Mayor Patrick Cannon was getting ready to close the deal with the big-time developer, but was reluctant to take a briefcase containing $20,000 while sitting in his city office.
“I just got to be conscious about that kind of stuff here, you know,” Cannon told the fictitious developer, who was, in fact, an undercover FBI agent.
Yet when the “developer” left, the briefcase, given to Cannon in exchange for his offer to pull strings with important city officials, stayed behind, according to court documents.
Cannon was arrested Wednesday and accused of accepting more than $48,000 in bribes from undercover FBI agents posing as businessmen who wanted to do work with North Carolina’s largest city. He resigned Wednesday evening, less than six months after taking office.
It was a stunning fall for the 47-year-old Democrat who had risen from the city’s public housing projects to become a successful businessman and politician.
According to the criminal complaint, Cannon accepted more than $48,000 in cash, airline tickets, a hotel room and the use of a luxury apartment as bribes and solicited more than $1 million more.

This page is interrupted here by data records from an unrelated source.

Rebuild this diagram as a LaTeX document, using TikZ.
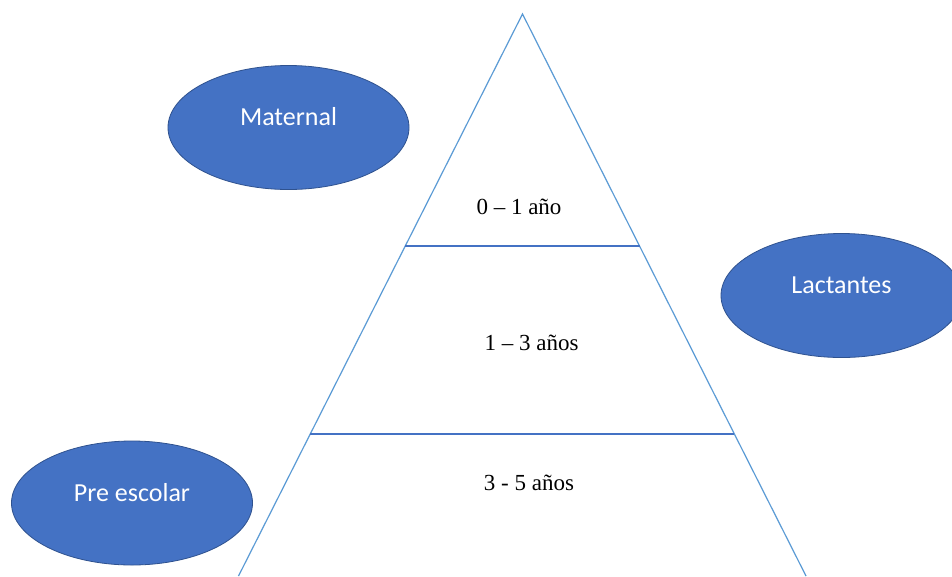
\documentclass[tikz,border=0pt]{standalone}
\usepackage{fontspec}
\setmainfont{Liberation Serif}
\newfontfamily\calib{Carlito}
\usetikzlibrary{shapes.geometric,calc}
\definecolor{ellfill}{HTML}{4472C4}
\definecolor{elldraw}{HTML}{2F528F}
\definecolor{sideblue}{HTML}{5B9BD5}
\definecolor{levelblue}{HTML}{4472C4}
\tikzset{
  bubble/.style={ellipse, fill=ellfill, draw=elldraw, line width=0.8pt,
    minimum width=241pt, minimum height=124pt, inner sep=0pt,
    text=white, font=\calib\fontsize{26}{30}\selectfont,
    text height=18pt, text depth=22pt},
  side/.style={draw=sideblue, line width=1.2pt},
  level/.style={draw=levelblue, line width=1.5pt},
  agelabel/.style={anchor=base, inner sep=0pt, font=\fontsize{23}{27}\selectfont, text=black}
}
\begin{document}
\begin{tikzpicture}[x=1pt,y=-1pt]
\useasboundingbox (0,0) rectangle (952,576);
\clip (0,0) rectangle (952,576);
\fill[white] (0,0) rectangle (952,576);
% triangle
\coordinate (apex) at (522.5,14);
\coordinate (bl) at (238.5,576);
\coordinate (br) at (806,576);
\draw[side] (bl) -- (apex) -- (br);
\coordinate (l1) at ($(apex)!0.4128!(bl)$);
\coordinate (r1) at ($(apex)!0.4128!(br)$);
\coordinate (l2) at ($(apex)!0.7473!(bl)$);
\coordinate (r2) at ($(apex)!0.7473!(br)$);
\draw[level] (l1) -- (r1);
\draw[level] (l2) -- (r2);
% labels
\node[agelabel] (a1) at (519,214) {0 – 1 año};
\node[agelabel] (a2) at (531.5,350.5) {1 – 3 años};
\node[agelabel] (a3) at (529,490) {3 - 5 años};
% ellipses
\node[bubble] (maternal) at (288.5,127.5) {Maternal};
\node[bubble] (lactantes) at (841.5,295.5) {Lactantes};
\node[bubble] (preescolar) at (132,503) {Pre escolar};
\end{tikzpicture}
\end{document}
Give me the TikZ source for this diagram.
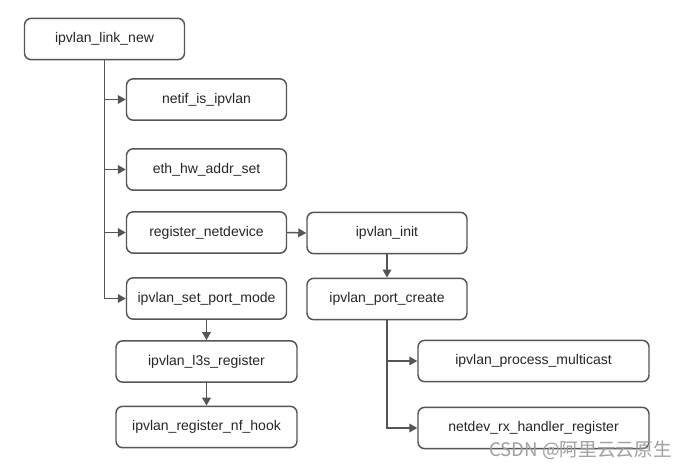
\documentclass[tikz,border=0pt]{standalone}
\usepackage{fontspec}
\setmainfont{Liberation Sans}
\newfontfamily\cjk{Noto Sans CJK SC}
\usetikzlibrary{arrows.meta}
\definecolor{edgegray}{HTML}{555555}
\definecolor{wmgray}{HTML}{A0A0A0}
\begin{document}
\begin{tikzpicture}[x=0.75pt,y=-0.75pt,
  fbox/.style={draw=edgegray, line width=1.1pt, rounded corners=5pt, fill=white,
    minimum height=31pt, inner sep=0pt, font=\fontsize{10.5pt}{12pt}\selectfont, text=black!85},
  w1/.style={minimum width=120pt},
  w2/.style={minimum width=135.75pt},
  w3/.style={minimum width=173.25pt},
  conn/.style={draw=edgegray, line width=1.1pt, -{Triangle[length=6pt,width=6.5pt]}},
  plain/.style={draw=edgegray, line width=1.1pt}
]
\useasboundingbox[fill=white] (0,0) rectangle (689,471);

\node[fbox,w1] (linknew) at (104.5,39) {ipvlan\_link\_new};
\node[fbox,w1] (netif) at (206.5,99.5) {netif\_is\_ipvlan};
\node[fbox,w1] (eth) at (206.5,169.5) {eth\_hw\_addr\_set};
\node[fbox,w1] (regnet) at (206.5,232.5) {register\_netdevice};
\node[fbox,w1] (setport) at (206.5,298.5) {ipvlan\_set\_port\_mode};
\node[fbox,w2] (l3s) at (206.5,361.5) {ipvlan\_l3s\_register};
\node[fbox,w2] (nfhook) at (206.5,427) {ipvlan\_register\_nf\_hook};
\node[fbox,w1] (init) at (387,233) {ipvlan\_init};
\node[fbox,w1] (portcreate) at (387,299) {ipvlan\_port\_create};
\node[fbox,w3] (multicast) at (533.5,361) {ipvlan\_process\_multicast};
\node[fbox,w3] (rxh) at (533.5,428) {netdev\_rx\_handler\_register};

\draw[conn] (linknew.south) |- (netif.west);
\draw[conn] (linknew.south) |- (eth.west);
\draw[conn] (linknew.south) |- (regnet.west);
\draw[conn] (linknew.south) |- (setport.west);
\draw[conn] (regnet.east) -- (init.west);
\draw[conn] (init.south) -- (portcreate.north);
\draw[conn] (setport.south) -- (l3s.north);
\draw[conn] (l3s.south) -- (nfhook.north);
\draw[conn] (portcreate.south) |- (multicast.west);
\draw[conn] (portcreate.south) |- (rxh.west);

\node[anchor=base east, inner sep=0pt, text=wmgray, font=\cjk\fontsize{14pt}{16pt}\selectfont] (wm) at (672,456) {CSDN @阿里云云原生};
\end{tikzpicture}
\end{document}
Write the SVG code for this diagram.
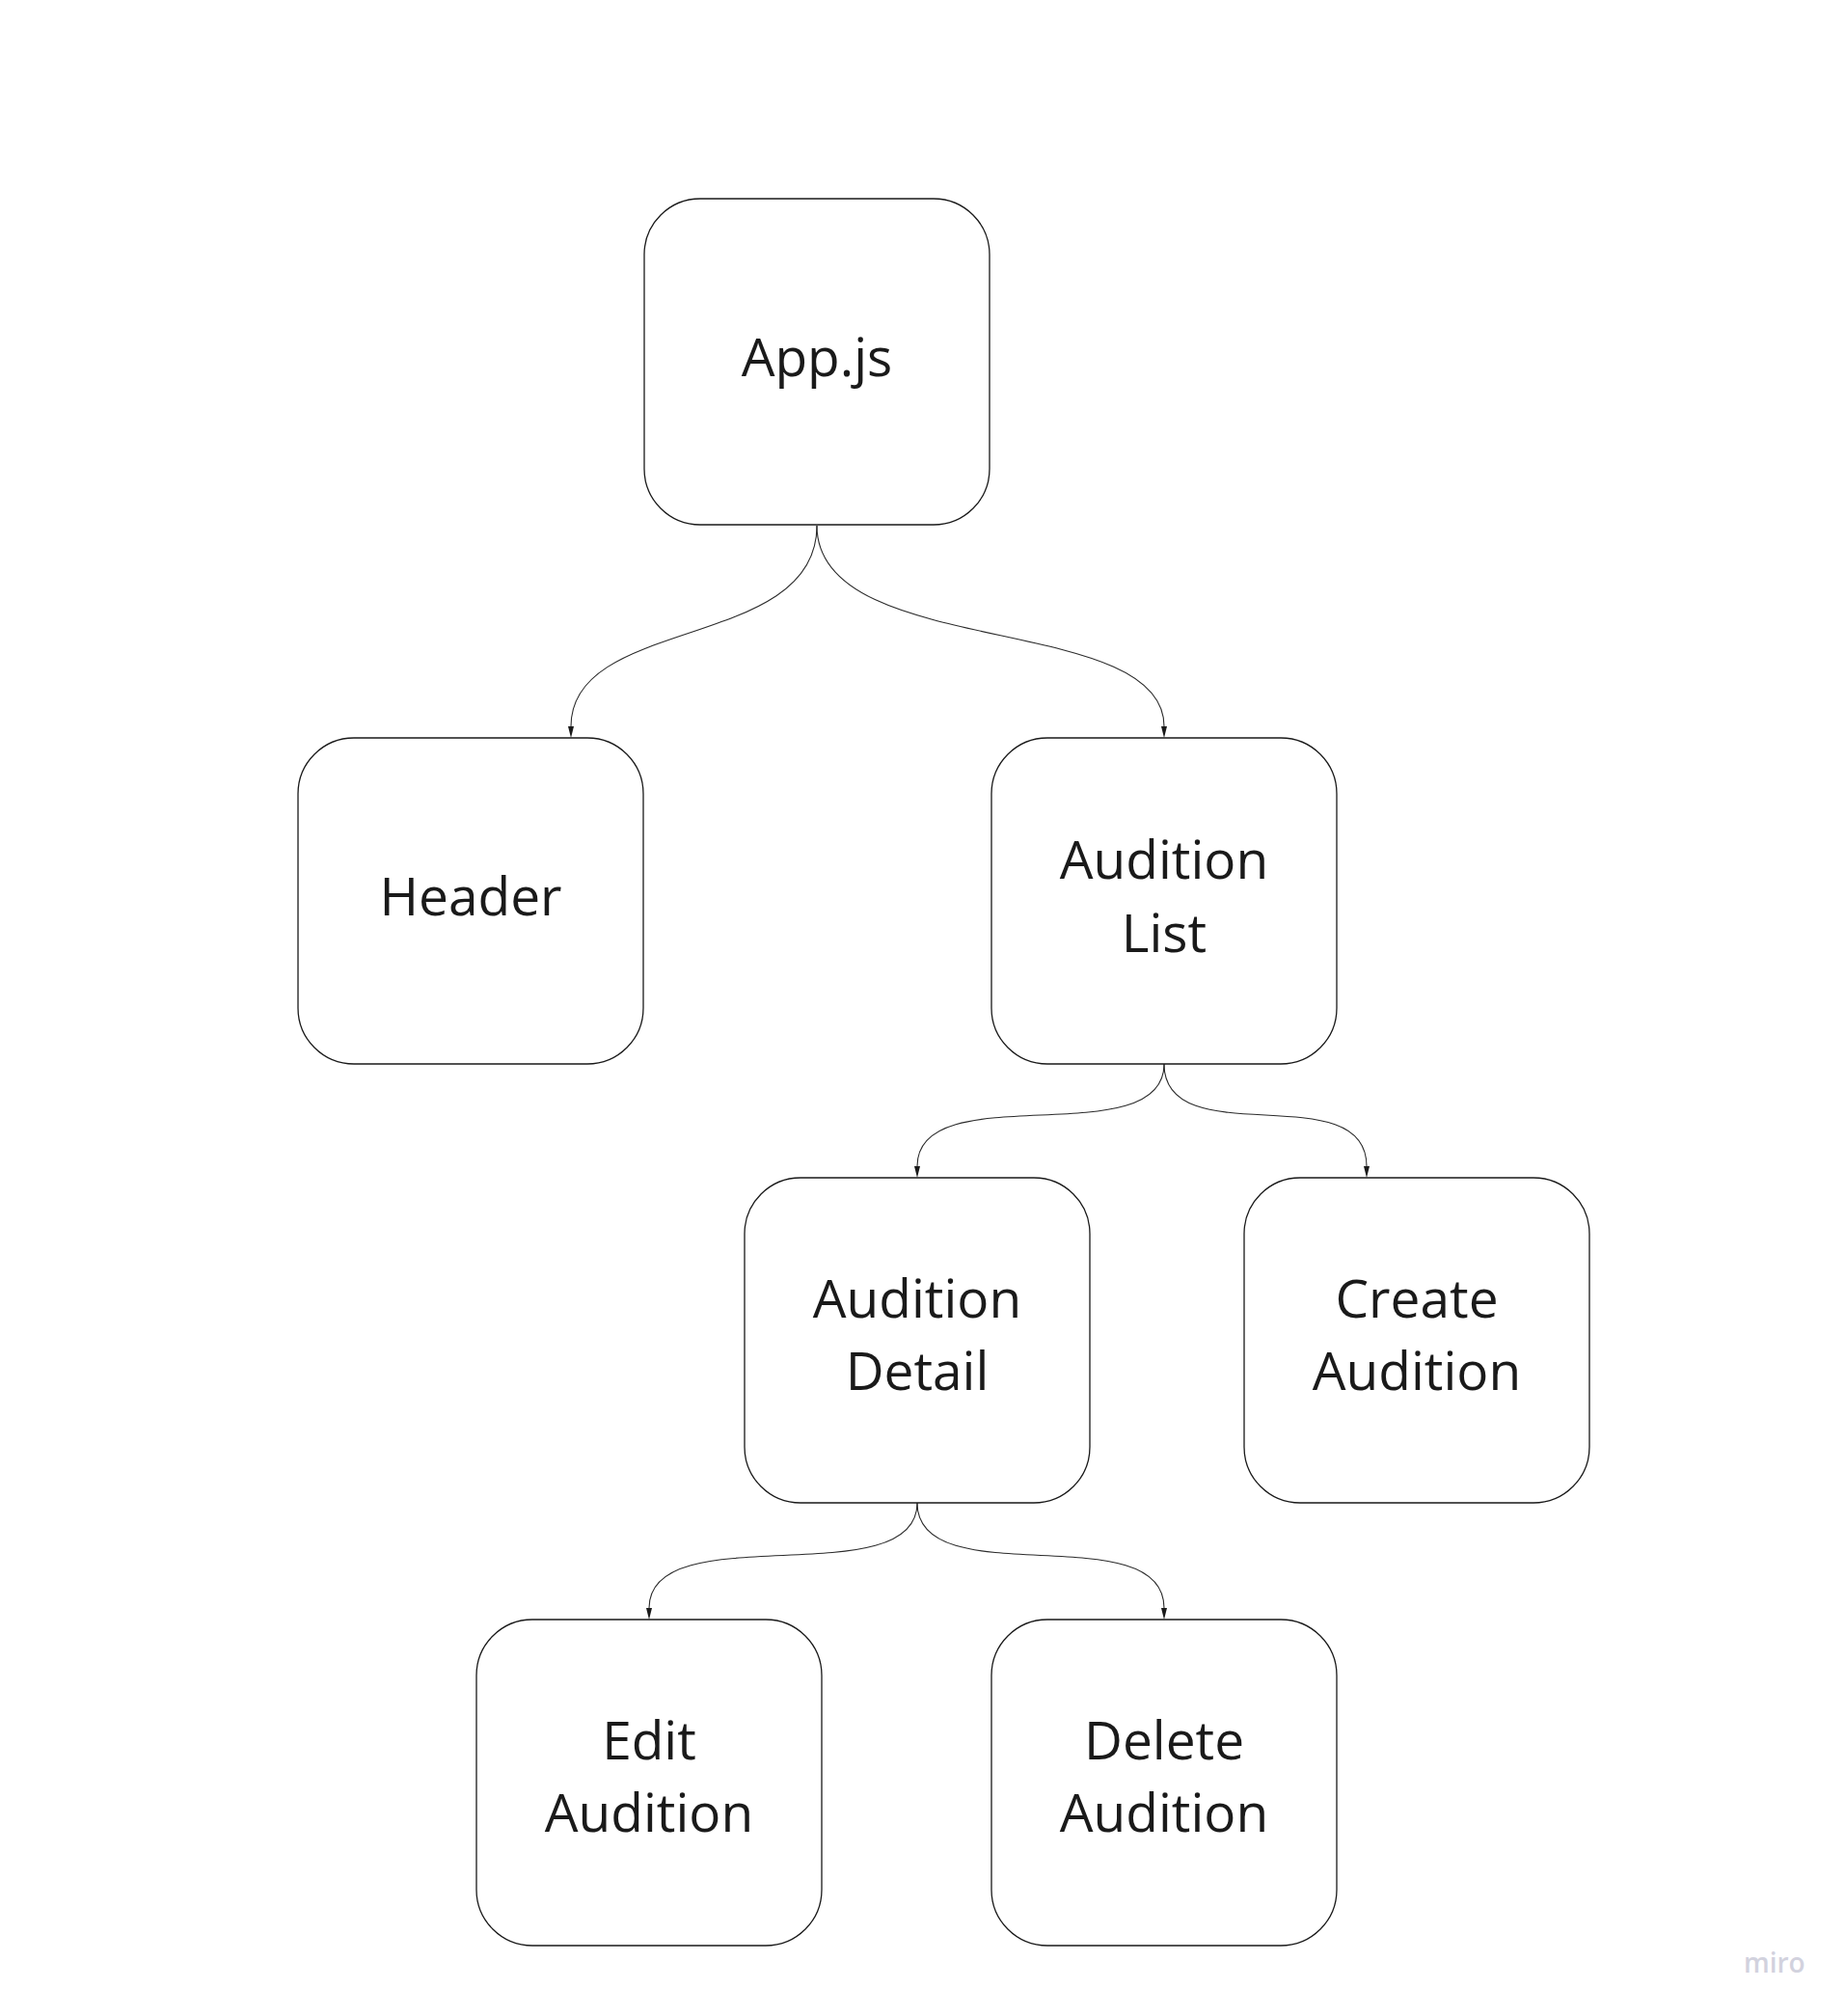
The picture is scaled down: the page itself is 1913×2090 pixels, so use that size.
<svg xmlns="http://www.w3.org/2000/svg" width="1913" height="2090" viewBox="0 0 1913 2090">
<style>
.box{fill:#ffffff;stroke:#1a1a1a;stroke-width:1.3}
.lbl{font-family:"Open Sans","Noto Sans","Liberation Sans",sans-serif;font-size:55px;fill:#1a1a1a;text-anchor:middle}
.conn{fill:none;stroke:#2b2b2b;stroke-width:1.1}
.wm{font-family:"Open Sans","Noto Sans","Liberation Sans",sans-serif;font-size:28px;font-weight:600;fill:#d2d2de}
</style>
<defs>
<marker id="arr" markerUnits="userSpaceOnUse" markerWidth="14" markerHeight="8" refX="0" refY="3" orient="auto" overflow="visible">
<path d="M0,0 L12,3 L0,6 Z" fill="#1a1a1a"/>
</marker>
</defs>
<rect width="1913" height="2090" fill="#ffffff"/>
<g id="connectors">
<path class="conn" marker-end="url(#arr)" d="M847,545 C847,675 592,638 592,753"/>
<path class="conn" marker-end="url(#arr)" d="M847,545 C847,685 1207,633 1207,753"/>
<path class="conn" marker-end="url(#arr)" d="M1207,1103 C1207,1198 951,1114 951,1209"/>
<path class="conn" marker-end="url(#arr)" d="M1207,1103 C1207,1198 1417,1114 1417,1209"/>
<path class="conn" marker-end="url(#arr)" d="M951,1558 C951,1655 673,1570 673,1667"/>
<path class="conn" marker-end="url(#arr)" d="M951,1558 C951,1655 1207,1570 1207,1667"/>
</g>
<g id="node-app">
<rect class="box" x="668" y="206" width="358" height="338" rx="58" ry="58"/>
<text class="lbl" x="847" y="390">App.js</text>
</g>
<g id="node-header">
<rect class="box" x="309" y="765" width="358" height="338" rx="58" ry="58"/>
<text class="lbl" x="488" y="949">Header</text>
</g>
<g id="node-audition-list">
<rect class="box" x="1028" y="765" width="358" height="338" rx="58" ry="58"/>
<text class="lbl" x="1207" y="911">Audition</text>
<text class="lbl" x="1207" y="987">List</text>
</g>
<g id="node-audition-detail">
<rect class="box" x="772" y="1221" width="358" height="337" rx="58" ry="58"/>
<text class="lbl" x="951" y="1366">Audition</text>
<text class="lbl" x="951" y="1441">Detail</text>
</g>
<g id="node-create-audition">
<rect class="box" x="1290" y="1221" width="358" height="337" rx="58" ry="58"/>
<text class="lbl" x="1469" y="1366">Create</text>
<text class="lbl" x="1469" y="1441">Audition</text>
</g>
<g id="node-edit-audition">
<rect class="box" x="494" y="1679" width="358" height="338" rx="58" ry="58"/>
<text class="lbl" x="673" y="1824">Edit</text>
<text class="lbl" x="673" y="1899">Audition</text>
</g>
<g id="node-delete-audition">
<rect class="box" x="1028" y="1679" width="358" height="338" rx="58" ry="58"/>
<text class="lbl" x="1207" y="1824">Delete</text>
<text class="lbl" x="1207" y="1899">Audition</text>
</g>
<text class="wm" x="1808" y="2045">miro</text>
</svg>
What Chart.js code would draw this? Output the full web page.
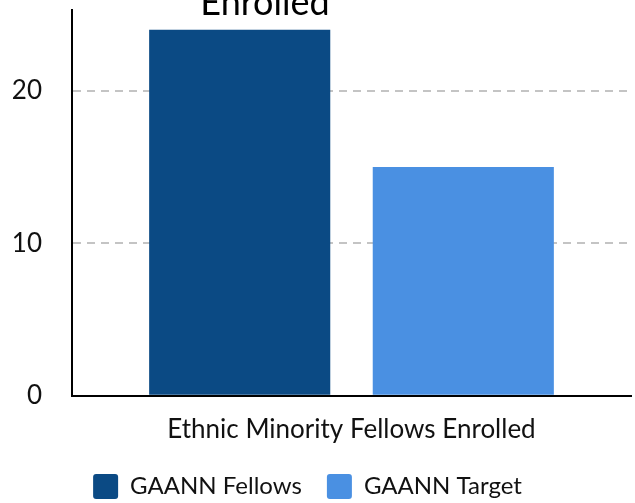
<!DOCTYPE html>
<html>
<head>
<meta charset="utf-8">
<script src="https://cdn.jsdelivr.net/npm/chart.js@4/dist/chart.umd.min.js"></script>
<style>
  html, body { margin: 0; padding: 0; background: #fff; overflow: hidden; }
  #wrap { position: relative; width: 635px; height: 503px; }
  canvas { display: block; }
  #title {
    position: absolute; left: 115px; width: 300px; bottom: 480px;
    font-family: Lato, sans-serif; font-size: 36px; line-height: 43px;
    text-align: center; color: #000;
  }
</style>
</head>
<body>
<div id="wrap">
  <div id="title">Ethnic Minority Fellows<br>Enrolled</div>
  <canvas id="myChart" width="635" height="503"></canvas>
</div>
<script>
// chart data
const categories = ["Ethnic Minority Fellows Enrolled"];
const fellows = [24];
const target = [15];
const yTicks = [0, 10, 20];

Chart.defaults.font.family = "Lato, sans-serif";
Chart.defaults.color = "#111";

const myChart = new Chart("myChart", {
  type: "bar",
  data: {
    labels: categories,
    datasets: [
      { label: "GAANN Fellows", data: fellows, backgroundColor: "#0b4a84" },
      { label: "GAANN Target", data: target, backgroundColor: "#4a90e2" },
    ],
  },
  options: {
    responsive: false,
    animation: false,
    barPercentage: 0.81,
    categoryPercentage: 0.8,
    layout: { padding: { top: 10, right: 4, bottom: -6, left: 0 } },
    scales: {
      y: {
        min: 0,
        max: 25.3,
        border: { display: true, color: "#000", width: 2, dash: [8, 6] },
        grid: {
          drawTicks: false,
          color: (ctx) => (ctx.tick && ctx.tick.value !== 0 ? "#c4c4c4" : "rgba(0,0,0,0)"),
          lineWidth: 2,
        },
        ticks: {
          stepSize: 10,
          padding: 30,
          font: { size: 26 },
        },
        afterBuildTicks: (axis) => {
          axis.ticks = axis.ticks.filter((t) => yTicks.includes(t.value));
        },
        afterFit: (axis) => {
          axis.width = 72;
          axis.paddingTop = 0;
          axis.paddingBottom = 0;
        },
      },
      x: {
        grid: { display: false, drawTicks: false },
        border: { display: true, color: "#000", width: 2 },
        ticks: { padding: 18, font: { size: 26 } },
        afterFit: (axis) => {
          axis.height -= 14;
        },
      },
    },
    plugins: {
      legend: {
        position: "bottom",
        labels: {
          boxWidth: 25,
          boxHeight: 25,
          useBorderRadius: true,
          borderRadius: 3,
          padding: 25,
          font: { size: 24 },
        },
      },
      tooltip: { enabled: false },
    },
  },
  plugins: [
    {
      id: "shiftLegend",
      afterLayout(chart) {
        chart.legend.left -= 8;
        chart.legend.right -= 8;
      },
    },
  ],
});
</script>
</body>
</html>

If convicted on all charges, Cannon faces up to 50 years in prison and more than $1 million in fines.
While working with the undercover agents, Cannon touted his close relationship with Republican Gov. Pat McCrory and a trip to the White House to meet with President Barack Obama and other administration officials, the complaint said.
At one point, an undercover agent said to Cannon: “You’re operating at quite a level, Patrick.”
Cannon, a longtime radio show host and the founder of E-Z Parking, a parking management company, was elected mayor in November, replacing Anthony Foxx, who was named Transportation Secretary by Obama.
Cannon had an initial court appearance Wednesday and was released on $25,000 unsecured bond. He did not return telephone calls seeking comment.
FBI agents posing as commercial real estate developers paid Cannon on five separate occasions between January 2013 and February 2014, according to the complaint. The mayor accepted cash in exchange for access to city officials responsible for planning, zoning and permitting, the complaint said.